Sobre o aparelho, o jugo e a alma

Sobre o aparelho, o jugo e a alma
Arte Andreia Freire

 

La Boétie em seu famoso Discurso sobre a servidão voluntária condenou a tirania enquanto governo de um só sobre a maioria, e o fez de certo modo espantado com os submissos. Dentre os motivos que levam à servidão voluntária, ele destaca o hábito facilmente manipulado pelos tiranos.

Ora, o hábito define o modo de ser. O subjugado, ou aquele que se habitua ao jugo, é também disciplinado a partir do que aprendeu, e se torna o fiel seguidor da verdade do jugo. Acostumamo-nos ao jugo como às mentiras que são mais fortes do que nós.

Sabemos, desde La Boétie, que não existe uma pura e simples escravidão voluntária. Qualquer escravidão conta sempre com a fragilidade do escravo. O escravizado é sempre de algum modo capturado, seja pela violência, seja pela sedução, ele se entrega muitas vezes por não ter conhecido nada diferente.

O termo web, que traduzimos por rede, é o nome próprio da arma usada pela nova escravização, a digital. Na rede, nós somos os capturados, não somos apenas transformados em funcionários, como dizia Vilém Flusser. Ela nos põe a “funcionar” de um determinado modo. Programa nosso cotidiano, nossa vida, nosso corpo, nossos gestos, nossos gostos e até mesmo nossos pensamentos. Usamos seus serviços e somos usados por ela. Somos seus servos.

Servimos não mais como trabalhadores pagos, mesmo que mal pagos. Servimos no sentido antigo de que tinham os servos aos senhores de engenho, das casas-grandes, dos donos das terras, da nobreza antiga ou feudal, sempre aristocrática, sempre a cercar-se de corpos disponíveis para o trabalho sem direitos.

“Curtir”, “compartilhar”, “enviar”, “publicar” são ações que escondem o esforço atrás de um simples clique, o ato digital. Tem que parecer que não custa nada, que cada uma está “participando”. Soa quase como uma avareza não se manifestar. Somos todos carteiros, mensageiros, jornaleiros, meninos de recado, afinal servos digitais não precisam de muita qualificação para o serviço que prestam e, de quebra, tem seu narcisismo bem compensado.

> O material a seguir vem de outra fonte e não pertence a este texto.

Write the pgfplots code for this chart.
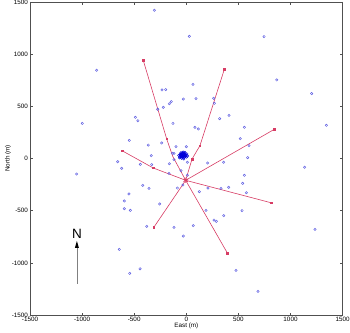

O servo digital é aquele que está sempre a serviço. Duplamente explorado ele compra o próprio jugo: o “aparelho” (se quisermos lembrar Flusser), o “dispositivo” (se quisermos lembrar Foucault) que transforma cada um em servo digital. Presos ao jugo, servimos a grandes senhores feudais, às corporações que por meio da internet administram miudamente nossa vida. As redes sociais são a parte aparentemente mais inofensiva das redes corporativas que tudo sabem sobre os hábitos de todos.

Aquele que não é pego pela rede, ou não cabe nela, pertence ao mundo dos excluídos. Nenhum excluído o é simplesmente em forma digital. No tempo em que o trabalho foi substituído pelos atos digitais, já não trabalhamos, servimos como se estivéssemos sem fazer nada, como se estivéssemos apenas brincando com um computador, um tablet, um celular.

Na frente do computador, produzimos duramente como se não estivéssemos fazendo nada. Se antes éramos seres de pensamento e ação, se a relação entre teoria e prática sempre nos pareceu tensa, agora esses fatores foram eliminados. Operadoras de máquinas que não se movem, populações inteiras entregam-se a um ritual diário de alienação e esvaziamento de si produzido em escala industrial e acessível a cada um nanotecnologicamente.

Nos cabe perguntar pelas novas condições de possibilidade da ação humana já que o servo digital nasce entre a produtividade e o consumismo diante das telas que administram o desejo. Inertes, no trabalho alienado de nossos membros adoecidos por esforços repetitivos, já não contemplamos o mundo. O que pensamos dele? Basta-nos a paisagem digital exposta na forma de ofertas pipocando na tela. Enquanto isso, nossa alma, alimentada digitalmente, configura em nós uma outra natureza.